Working data |
* start *

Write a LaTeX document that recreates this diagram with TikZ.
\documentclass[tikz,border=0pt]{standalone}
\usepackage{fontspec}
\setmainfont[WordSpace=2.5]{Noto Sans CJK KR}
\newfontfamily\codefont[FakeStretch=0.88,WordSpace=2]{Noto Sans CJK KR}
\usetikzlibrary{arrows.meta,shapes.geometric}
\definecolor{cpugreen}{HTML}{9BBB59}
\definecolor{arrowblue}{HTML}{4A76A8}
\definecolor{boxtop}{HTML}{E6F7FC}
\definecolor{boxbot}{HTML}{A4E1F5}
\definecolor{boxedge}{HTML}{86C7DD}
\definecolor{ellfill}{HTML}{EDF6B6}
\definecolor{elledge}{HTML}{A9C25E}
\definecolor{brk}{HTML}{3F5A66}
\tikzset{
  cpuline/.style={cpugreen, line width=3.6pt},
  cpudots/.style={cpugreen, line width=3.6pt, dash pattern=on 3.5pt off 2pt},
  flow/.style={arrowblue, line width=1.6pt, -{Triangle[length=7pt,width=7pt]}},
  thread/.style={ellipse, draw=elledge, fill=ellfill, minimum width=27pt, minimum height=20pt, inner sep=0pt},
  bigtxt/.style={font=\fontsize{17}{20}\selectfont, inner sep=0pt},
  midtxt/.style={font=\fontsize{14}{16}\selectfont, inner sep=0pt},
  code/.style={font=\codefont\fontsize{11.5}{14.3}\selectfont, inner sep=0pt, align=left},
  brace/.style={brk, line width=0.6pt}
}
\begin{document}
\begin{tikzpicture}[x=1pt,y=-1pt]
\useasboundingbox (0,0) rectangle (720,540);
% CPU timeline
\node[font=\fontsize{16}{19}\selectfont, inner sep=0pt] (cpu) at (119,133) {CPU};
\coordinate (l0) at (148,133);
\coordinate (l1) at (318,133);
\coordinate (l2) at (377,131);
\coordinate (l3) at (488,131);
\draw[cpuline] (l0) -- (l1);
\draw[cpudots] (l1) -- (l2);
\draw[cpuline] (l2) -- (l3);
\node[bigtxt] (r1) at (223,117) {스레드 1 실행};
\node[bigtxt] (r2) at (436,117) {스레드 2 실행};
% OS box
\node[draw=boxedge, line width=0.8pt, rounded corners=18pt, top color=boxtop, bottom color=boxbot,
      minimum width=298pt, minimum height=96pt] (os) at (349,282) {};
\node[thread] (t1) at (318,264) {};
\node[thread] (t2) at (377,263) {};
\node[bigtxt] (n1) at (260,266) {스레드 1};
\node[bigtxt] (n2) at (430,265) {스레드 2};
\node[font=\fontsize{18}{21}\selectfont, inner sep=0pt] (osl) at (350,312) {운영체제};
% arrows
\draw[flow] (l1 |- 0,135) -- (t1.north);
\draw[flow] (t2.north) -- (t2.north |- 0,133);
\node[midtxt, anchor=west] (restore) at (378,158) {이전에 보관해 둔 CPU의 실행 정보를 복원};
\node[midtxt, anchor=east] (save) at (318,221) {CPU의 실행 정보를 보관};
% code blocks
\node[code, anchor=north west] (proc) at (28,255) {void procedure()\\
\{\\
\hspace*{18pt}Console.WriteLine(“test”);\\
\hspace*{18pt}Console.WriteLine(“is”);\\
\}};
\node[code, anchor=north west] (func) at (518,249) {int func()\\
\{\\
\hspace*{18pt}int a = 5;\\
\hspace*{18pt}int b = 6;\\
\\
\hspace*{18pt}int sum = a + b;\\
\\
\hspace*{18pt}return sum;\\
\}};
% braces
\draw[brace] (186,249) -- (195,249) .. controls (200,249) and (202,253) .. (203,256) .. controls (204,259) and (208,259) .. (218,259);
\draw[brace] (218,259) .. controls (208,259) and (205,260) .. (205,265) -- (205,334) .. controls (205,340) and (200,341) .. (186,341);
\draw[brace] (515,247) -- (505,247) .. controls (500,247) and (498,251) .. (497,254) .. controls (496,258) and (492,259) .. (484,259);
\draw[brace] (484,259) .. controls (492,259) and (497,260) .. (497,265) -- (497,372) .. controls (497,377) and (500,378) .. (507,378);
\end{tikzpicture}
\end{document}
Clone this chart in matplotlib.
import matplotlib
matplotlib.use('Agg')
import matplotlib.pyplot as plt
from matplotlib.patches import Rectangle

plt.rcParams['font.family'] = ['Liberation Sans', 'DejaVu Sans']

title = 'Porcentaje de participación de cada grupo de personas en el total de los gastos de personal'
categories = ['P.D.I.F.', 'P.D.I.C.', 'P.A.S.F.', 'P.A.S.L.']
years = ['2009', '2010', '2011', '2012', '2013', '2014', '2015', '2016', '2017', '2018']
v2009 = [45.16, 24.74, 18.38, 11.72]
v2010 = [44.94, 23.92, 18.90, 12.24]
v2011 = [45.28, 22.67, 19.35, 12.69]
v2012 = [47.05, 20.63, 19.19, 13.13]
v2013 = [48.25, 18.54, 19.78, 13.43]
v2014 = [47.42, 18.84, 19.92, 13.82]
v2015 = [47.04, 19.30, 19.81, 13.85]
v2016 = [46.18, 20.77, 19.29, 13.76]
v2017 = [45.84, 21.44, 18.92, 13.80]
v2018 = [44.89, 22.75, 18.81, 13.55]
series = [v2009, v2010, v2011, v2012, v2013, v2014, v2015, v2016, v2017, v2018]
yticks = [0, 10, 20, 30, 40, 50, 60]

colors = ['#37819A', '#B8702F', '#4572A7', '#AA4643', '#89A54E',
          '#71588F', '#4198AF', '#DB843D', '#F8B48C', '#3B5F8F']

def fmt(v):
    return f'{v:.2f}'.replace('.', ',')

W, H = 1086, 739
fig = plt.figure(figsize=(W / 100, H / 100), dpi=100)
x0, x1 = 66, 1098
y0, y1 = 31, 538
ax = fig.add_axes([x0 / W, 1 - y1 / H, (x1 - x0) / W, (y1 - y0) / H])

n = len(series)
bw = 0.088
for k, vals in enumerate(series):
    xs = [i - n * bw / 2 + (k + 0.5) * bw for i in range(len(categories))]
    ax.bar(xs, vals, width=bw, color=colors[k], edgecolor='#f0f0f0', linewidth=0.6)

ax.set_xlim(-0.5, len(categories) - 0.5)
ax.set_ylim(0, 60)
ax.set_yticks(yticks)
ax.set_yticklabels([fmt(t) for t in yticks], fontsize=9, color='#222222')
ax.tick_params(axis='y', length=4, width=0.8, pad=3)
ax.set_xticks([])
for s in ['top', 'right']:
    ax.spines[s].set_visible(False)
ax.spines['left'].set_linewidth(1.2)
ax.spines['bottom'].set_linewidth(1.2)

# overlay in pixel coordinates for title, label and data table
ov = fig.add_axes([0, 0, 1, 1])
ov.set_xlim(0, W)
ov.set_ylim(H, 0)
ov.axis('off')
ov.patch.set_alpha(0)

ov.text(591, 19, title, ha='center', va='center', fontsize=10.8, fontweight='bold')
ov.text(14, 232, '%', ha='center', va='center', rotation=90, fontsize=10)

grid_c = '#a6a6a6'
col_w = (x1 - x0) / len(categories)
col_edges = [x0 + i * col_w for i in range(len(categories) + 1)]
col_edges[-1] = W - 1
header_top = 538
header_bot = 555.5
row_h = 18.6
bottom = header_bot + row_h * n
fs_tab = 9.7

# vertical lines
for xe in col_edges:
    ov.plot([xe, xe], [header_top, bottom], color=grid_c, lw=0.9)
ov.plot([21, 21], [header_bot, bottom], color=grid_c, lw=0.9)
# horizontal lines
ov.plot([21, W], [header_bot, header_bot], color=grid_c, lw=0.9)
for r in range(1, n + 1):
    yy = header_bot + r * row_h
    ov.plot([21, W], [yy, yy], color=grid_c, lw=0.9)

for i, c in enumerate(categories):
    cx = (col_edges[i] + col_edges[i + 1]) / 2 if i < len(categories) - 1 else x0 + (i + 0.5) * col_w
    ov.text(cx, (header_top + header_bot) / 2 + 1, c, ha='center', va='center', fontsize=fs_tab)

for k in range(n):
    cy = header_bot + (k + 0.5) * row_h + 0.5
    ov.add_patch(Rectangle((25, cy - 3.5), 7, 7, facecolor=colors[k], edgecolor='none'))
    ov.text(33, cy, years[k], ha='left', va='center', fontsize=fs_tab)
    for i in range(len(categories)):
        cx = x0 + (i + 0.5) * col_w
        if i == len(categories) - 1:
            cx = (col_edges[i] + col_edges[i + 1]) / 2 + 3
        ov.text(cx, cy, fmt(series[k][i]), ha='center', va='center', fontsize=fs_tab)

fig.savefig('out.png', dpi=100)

* end *

Give again only the lines from the one bearing "Clone this chart in matplotlib." through the one bearing "ax = fig.add_axes([x0", exactly as they stand.

Written reply |
Clone this chart in matplotlib.
import matplotlib
matplotlib.use('Agg')
import matplotlib.pyplot as plt
from matplotlib.patches import Rectangle

plt.rcParams['font.family'] = ['Liberation Sans', 'DejaVu Sans']

title = 'Porcentaje de participación de cada grupo de personas en el total de los gastos de personal'
categories = ['P.D.I.F.', 'P.D.I.C.', 'P.A.S.F.', 'P.A.S.L.']
years = ['2009', '2010', '2011', '2012', '2013', '2014', '2015', '2016', '2017', '2018']
v2009 = [45.16, 24.74, 18.38, 11.72]
v2010 = [44.94, 23.92, 18.90, 12.24]
v2011 = [45.28, 22.67, 19.35, 12.69]
v2012 = [47.05, 20.63, 19.19, 13.13]
v2013 = [48.25, 18.54, 19.78, 13.43]
v2014 = [47.42, 18.84, 19.92, 13.82]
v2015 = [47.04, 19.30, 19.81, 13.85]
v2016 = [46.18, 20.77, 19.29, 13.76]
v2017 = [45.84, 21.44, 18.92, 13.80]
v2018 = [44.89, 22.75, 18.81, 13.55]
series = [v2009, v2010, v2011, v2012, v2013, v2014, v2015, v2016, v2017, v2018]
yticks = [0, 10, 20, 30, 40, 50, 60]

colors = ['#37819A', '#B8702F', '#4572A7', '#AA4643', '#89A54E',
          '#71588F', '#4198AF', '#DB843D', '#F8B48C', '#3B5F8F']

def fmt(v):
    return f'{v:.2f}'.replace('.', ',')

W, H = 1086, 739
fig = plt.figure(figsize=(W / 100, H / 100), dpi=100)
x0, x1 = 66, 1098
y0, y1 = 31, 538
ax = fig.add_axes([x0 / W, 1 - y1 / H, (x1 - x0) / W, (y1 - y0) / H])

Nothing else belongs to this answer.